Jumat, 30 Juni 2017

Clinical Experience Focus of Revamped DNP Curriculum

Clinical Experience Focus of Revamped DNP Curriculum


PHILADELPHIA — The primary care doctor of nursing practice (DNP) program at Johns Hopkins University is being revamped to integrate clinical practice experience into the curriculum with a view to improve learning, ease the burden on preceptors, and better prepare students for the workforce.

With clinical experience incorporated throughout the course of study, “students have time to process what they’re learning. They have more time to learn more theory to apply and refine their experience,” said JoAnne Silbert-Flagg, DNP, assistant professor and clinical coordinator of the MSN program at Johns Hopkins in Baltimore.

When all the clinical experience is gained at the beginning of the program, students can “lose their skills if they don’t have to apply them over the next 2 years,” she explained.

The revamped approach will start this fall.

All nurse practitioners must complete a master’s or doctoral degree and advanced clinical training, but the way that training is timed and administered varies widely among programs. And practitioners and educators generally agree that the 500-hour requirement for precepted clinical practice is not enough.

Dr Silbert-Flagg and her colleagues formed a task force to develop a postbaccalaureate DNP curriculum and conducted a market analysis of other academic nurse practitioner programs and healthcare organizations.

Clinical Practicums

The revamped DNP curriculum distributes precepted clinical practicums over five semesters instead of the more typical two or three semesters, Dr Silbert-Flagg reported during a poster session here at the American Association of Nurse Practitioners 2017 National Conference.

The clinical experience begins with a second-semester health assessment, which is followed by a competency-based simulation course that applies the tenets of health assessment. The remaining clinical hours include 1 day a week of precepted clinical practice in semesters four, five, and six, increasing in intensity and complexity to 2 days a week in semesters seven and eight.

At other universities, clinical practicums are “either front-loaded or back-loaded,” she explained. “We didn’t find another program that resembles what we did.”

There are some gaps before students graduate, so I like how this approach allocates clinical hours throughout the entire program.

In addition to giving students time to process information, the new approach also greatly eases the burden on preceptors — who are often in demand — and better accommodates the outside work commitments of students.

“It’s very challenging for every school to get preceptors to work one-on-one with students,” she said. “There are a lot of clinical sites to find and clinical hours needed. If we spread them out, it’s easier to find a site.”

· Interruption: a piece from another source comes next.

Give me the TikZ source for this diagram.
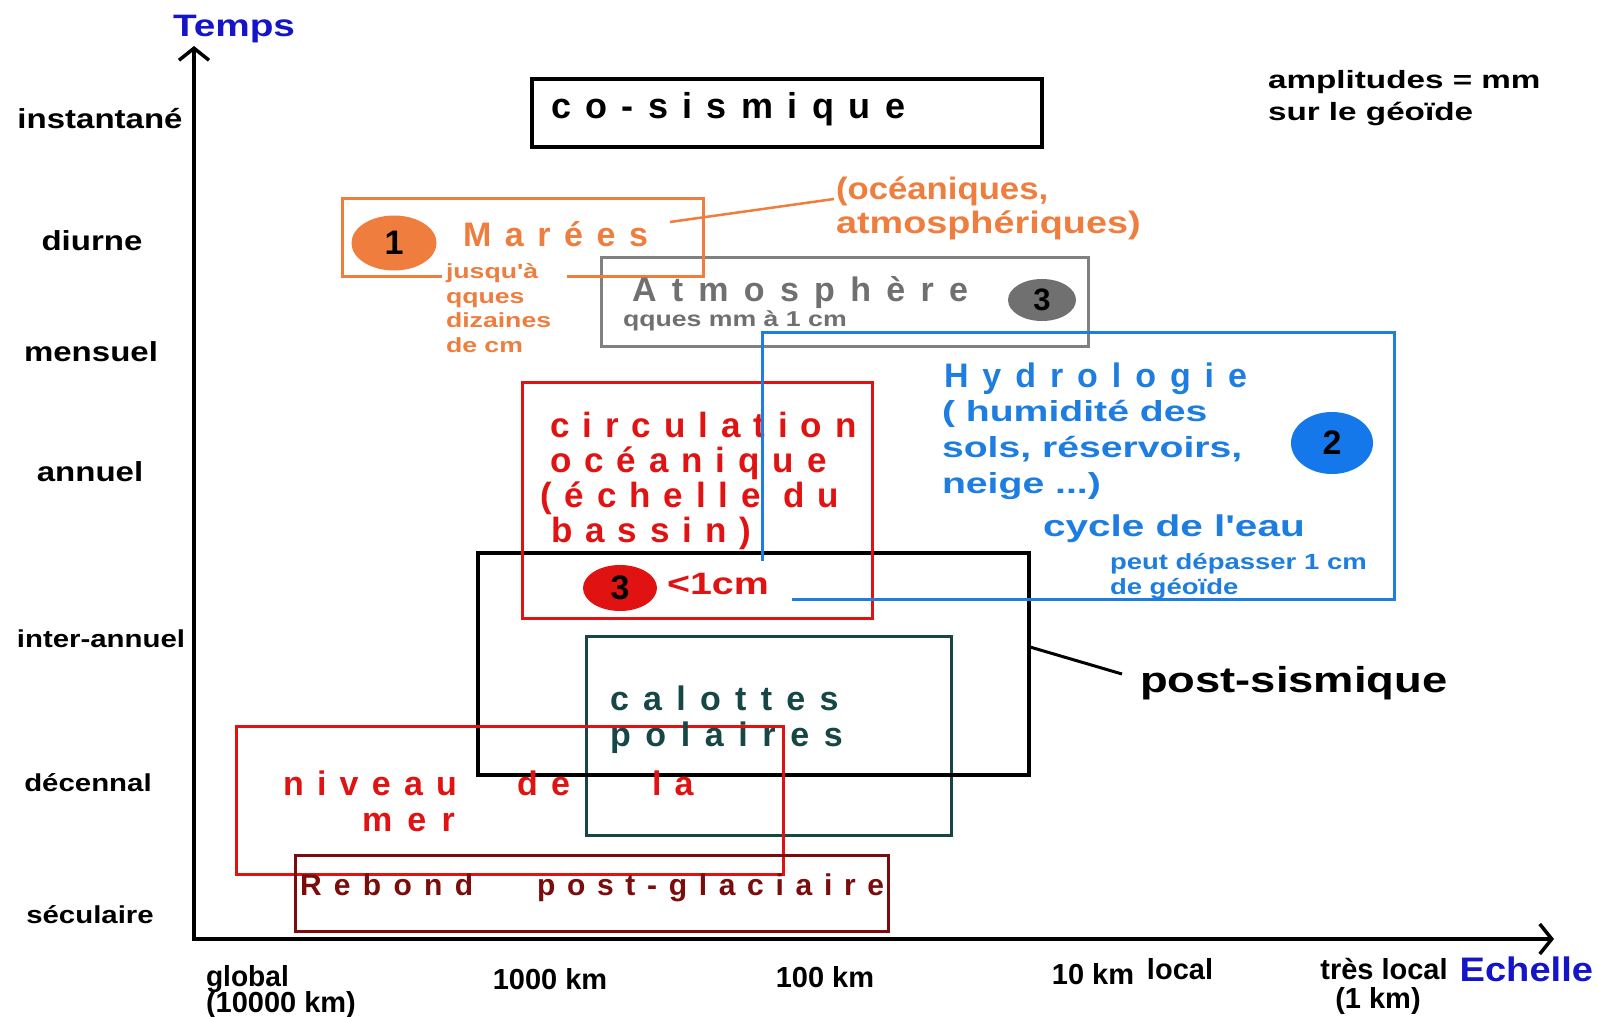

The curriculum redesign also offers students more time to explore specialties, which could make them more marketable after graduation and could benefit patients.

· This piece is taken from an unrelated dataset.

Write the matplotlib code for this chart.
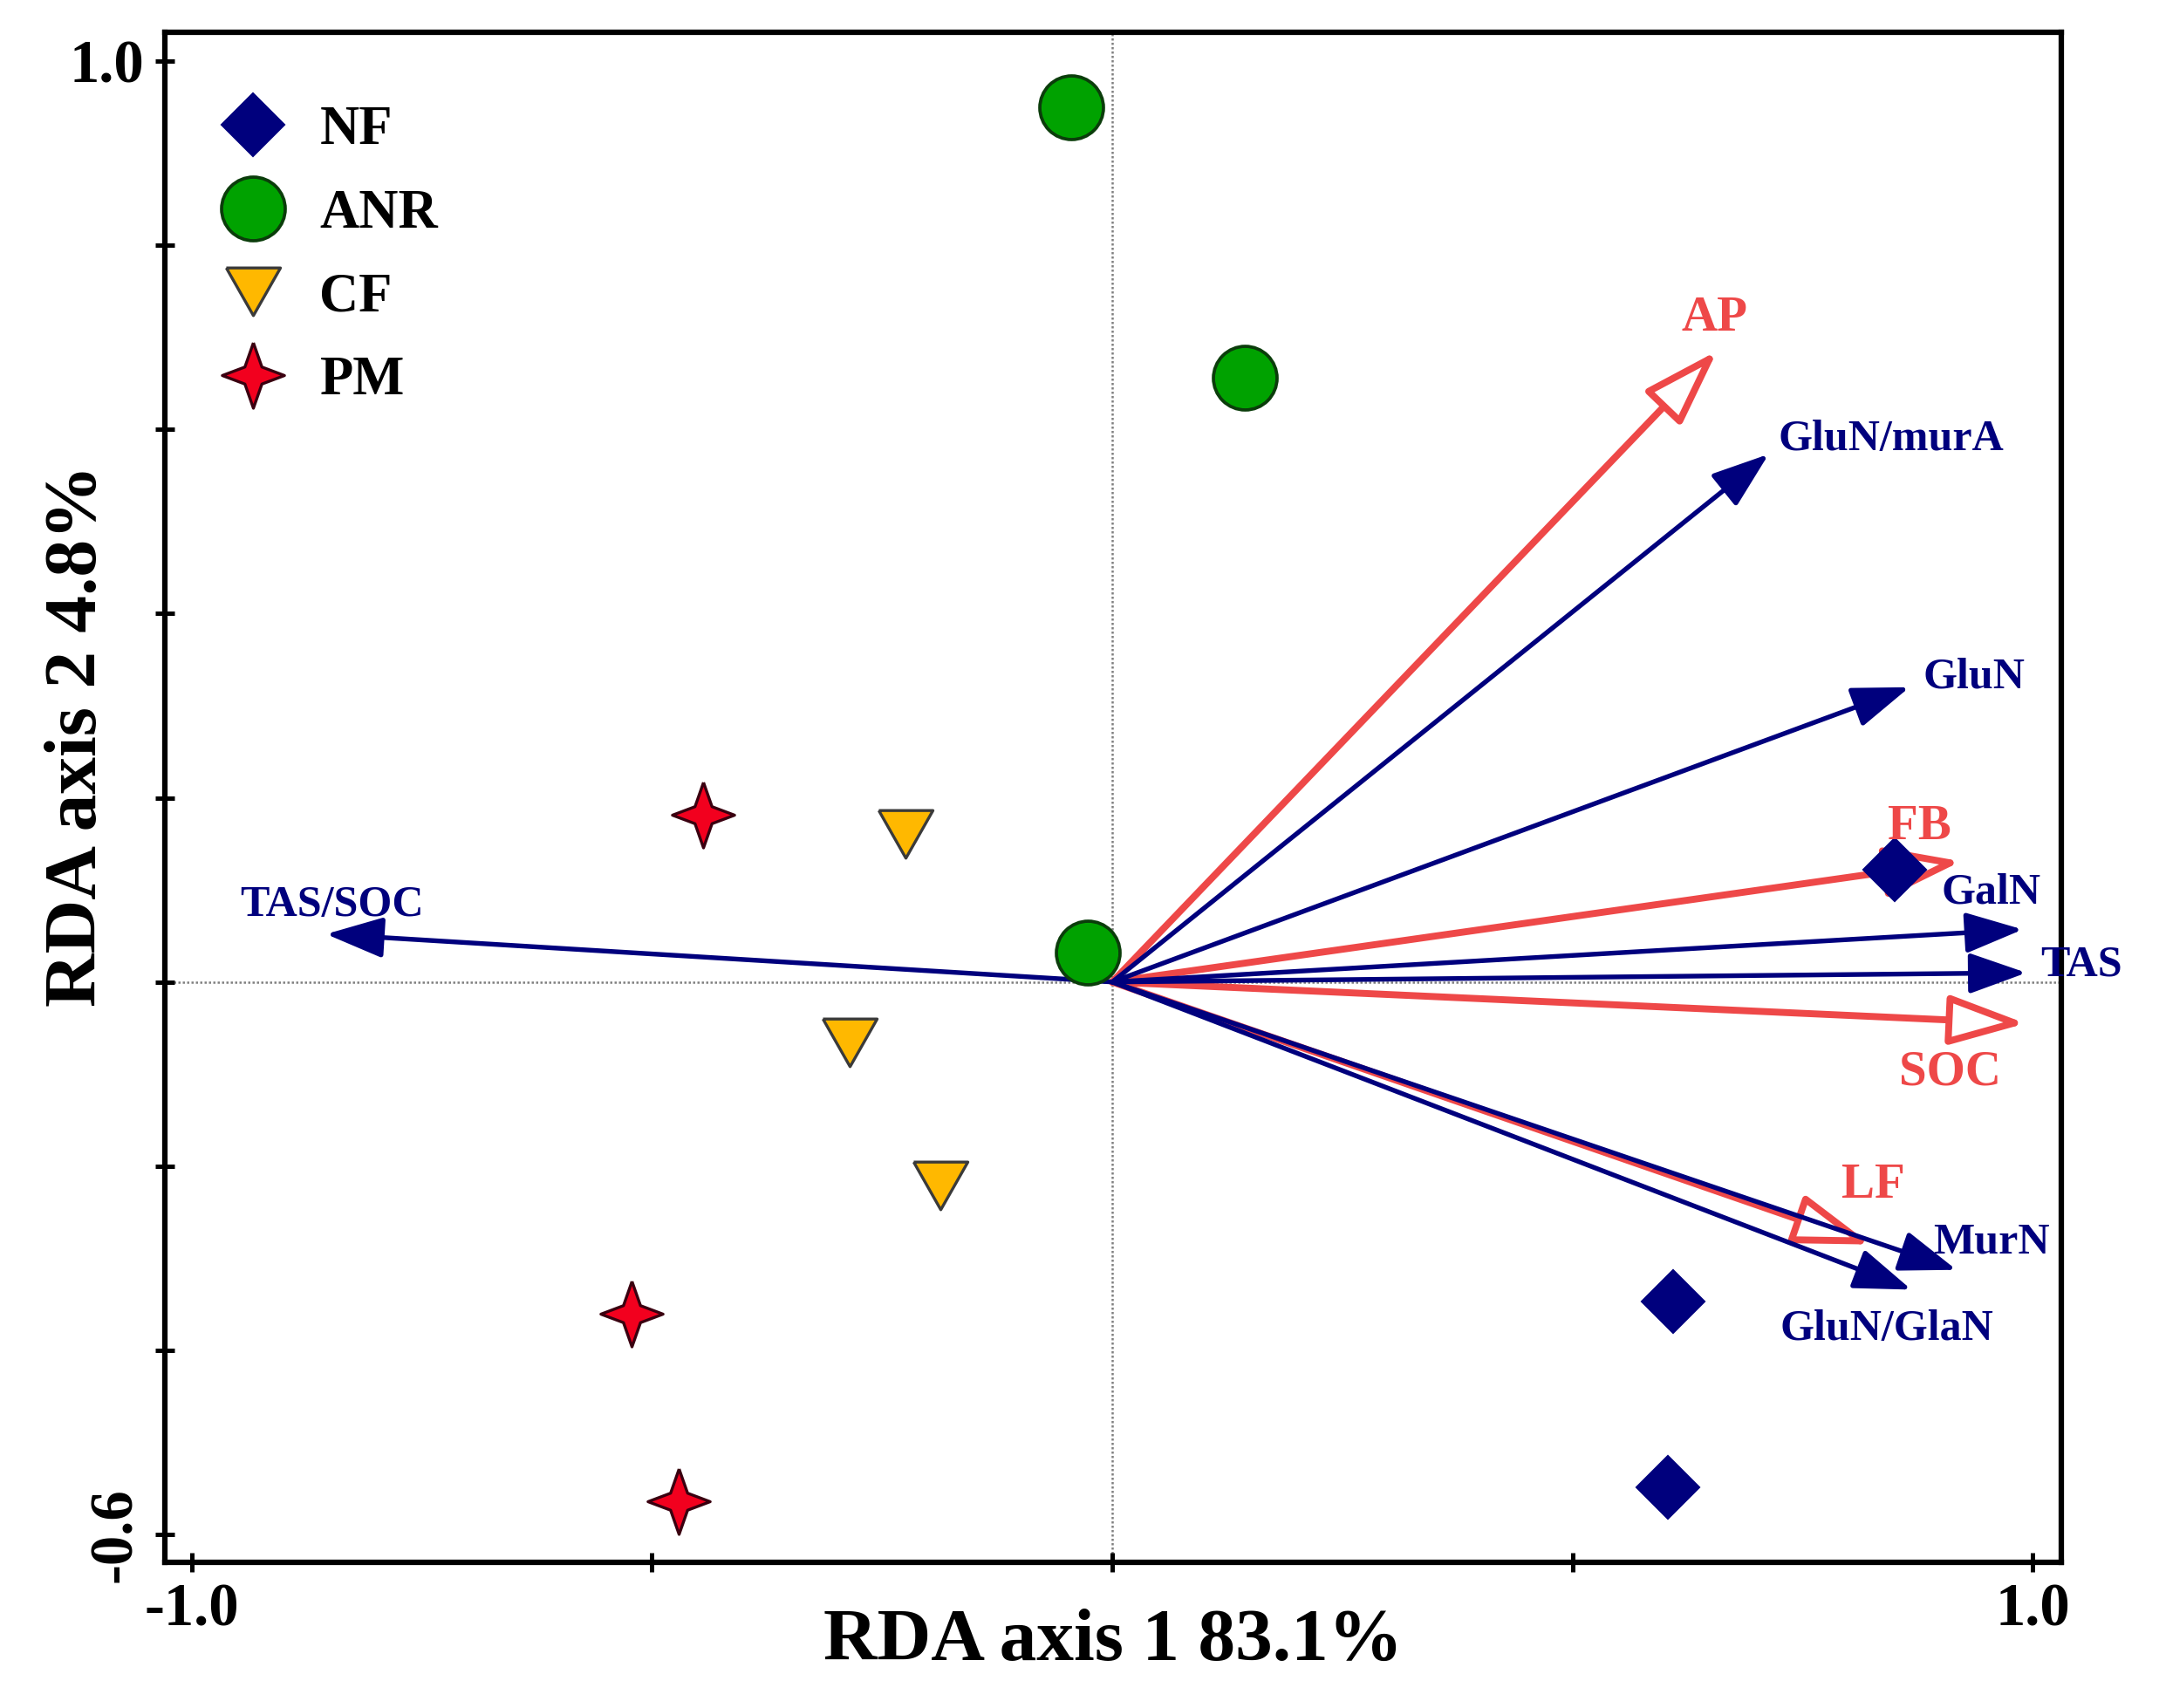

Dr Silbert-Flagg’s poster received a steady stream of attention from conference attendees.

This approach reminds Barbara Siebert, DNP, director of student health services at University of the Sciences in Philadelphia, of the way her own nurse practitioner curriculum was designed in the 1980s.

“The challenge is preparing someone to be a nurse practitioner in 3 years, as well as give them all the research courses for the DNP,” she told Medscape Medical News.

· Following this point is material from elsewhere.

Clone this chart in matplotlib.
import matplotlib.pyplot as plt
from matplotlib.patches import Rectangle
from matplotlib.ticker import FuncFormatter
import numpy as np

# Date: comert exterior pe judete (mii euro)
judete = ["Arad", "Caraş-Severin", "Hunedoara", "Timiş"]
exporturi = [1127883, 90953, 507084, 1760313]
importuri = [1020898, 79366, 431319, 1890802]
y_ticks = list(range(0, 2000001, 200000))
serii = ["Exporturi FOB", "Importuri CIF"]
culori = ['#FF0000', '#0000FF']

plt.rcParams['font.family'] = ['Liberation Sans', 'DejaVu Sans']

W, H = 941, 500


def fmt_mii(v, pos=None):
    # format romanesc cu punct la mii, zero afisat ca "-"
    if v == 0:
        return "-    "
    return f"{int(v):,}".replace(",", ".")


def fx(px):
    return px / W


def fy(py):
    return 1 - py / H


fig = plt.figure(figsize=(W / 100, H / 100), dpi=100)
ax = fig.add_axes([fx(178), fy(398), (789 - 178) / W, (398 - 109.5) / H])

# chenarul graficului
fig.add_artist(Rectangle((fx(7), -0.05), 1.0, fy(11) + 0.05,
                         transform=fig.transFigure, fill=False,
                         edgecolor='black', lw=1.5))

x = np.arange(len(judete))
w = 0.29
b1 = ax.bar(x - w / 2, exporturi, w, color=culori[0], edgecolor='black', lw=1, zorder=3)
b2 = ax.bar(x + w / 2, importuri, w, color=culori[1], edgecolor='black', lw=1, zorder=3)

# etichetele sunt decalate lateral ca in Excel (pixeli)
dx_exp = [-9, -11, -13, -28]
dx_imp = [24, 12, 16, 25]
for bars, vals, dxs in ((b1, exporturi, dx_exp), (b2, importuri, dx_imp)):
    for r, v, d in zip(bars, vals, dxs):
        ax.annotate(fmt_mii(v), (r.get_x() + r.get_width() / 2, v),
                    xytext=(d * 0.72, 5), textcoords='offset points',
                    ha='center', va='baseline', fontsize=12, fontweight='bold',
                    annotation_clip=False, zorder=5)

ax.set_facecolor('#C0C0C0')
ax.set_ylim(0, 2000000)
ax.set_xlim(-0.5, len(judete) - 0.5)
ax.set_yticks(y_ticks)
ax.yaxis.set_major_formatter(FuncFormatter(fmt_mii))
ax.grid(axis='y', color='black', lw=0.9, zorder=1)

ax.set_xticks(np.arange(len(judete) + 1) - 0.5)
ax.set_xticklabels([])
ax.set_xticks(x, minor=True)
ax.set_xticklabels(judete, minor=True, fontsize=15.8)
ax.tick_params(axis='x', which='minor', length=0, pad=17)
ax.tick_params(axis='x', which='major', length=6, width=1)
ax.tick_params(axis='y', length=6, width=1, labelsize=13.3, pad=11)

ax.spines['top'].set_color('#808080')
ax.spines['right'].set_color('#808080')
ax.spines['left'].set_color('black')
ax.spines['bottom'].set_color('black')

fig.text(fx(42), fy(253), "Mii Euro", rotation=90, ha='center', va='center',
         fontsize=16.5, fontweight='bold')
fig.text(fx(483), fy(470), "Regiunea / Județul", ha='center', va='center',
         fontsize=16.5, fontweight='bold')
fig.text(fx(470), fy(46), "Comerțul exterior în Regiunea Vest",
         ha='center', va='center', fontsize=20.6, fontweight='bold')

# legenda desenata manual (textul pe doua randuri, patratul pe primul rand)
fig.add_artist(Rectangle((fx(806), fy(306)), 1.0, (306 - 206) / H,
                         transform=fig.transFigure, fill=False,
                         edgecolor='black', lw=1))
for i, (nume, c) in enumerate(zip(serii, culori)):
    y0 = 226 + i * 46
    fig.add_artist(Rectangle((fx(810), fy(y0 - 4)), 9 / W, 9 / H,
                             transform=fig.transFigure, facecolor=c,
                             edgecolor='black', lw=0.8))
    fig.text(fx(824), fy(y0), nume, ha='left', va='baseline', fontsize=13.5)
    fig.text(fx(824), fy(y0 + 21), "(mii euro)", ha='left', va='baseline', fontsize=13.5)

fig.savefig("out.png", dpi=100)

With this new approach, it appears that all the research courses and clinical practice can be integrated “in 2 full years plus two more semesters in the third year. We have come full circle,” Dr Siebert said.

“We struggle with DNP students and their clinical experience,” Susan Copp, EdD, a clinical instructor at the University of Illinois College of Nursing in Peoria.

“There are some gaps before students graduate, so I like how this approach allocates clinical hours throughout the entire program,” Dr Copp told Medscape Medical News. “This makes it more doable and relevant to students.”

Dr Silbert-Flagg, Dr Siebert, and Dr Copp have disclosed no relevant financial relationships.

American Association of Nurse Practitioners (AANP) 2017 National Conference. Presented June 24, 2017.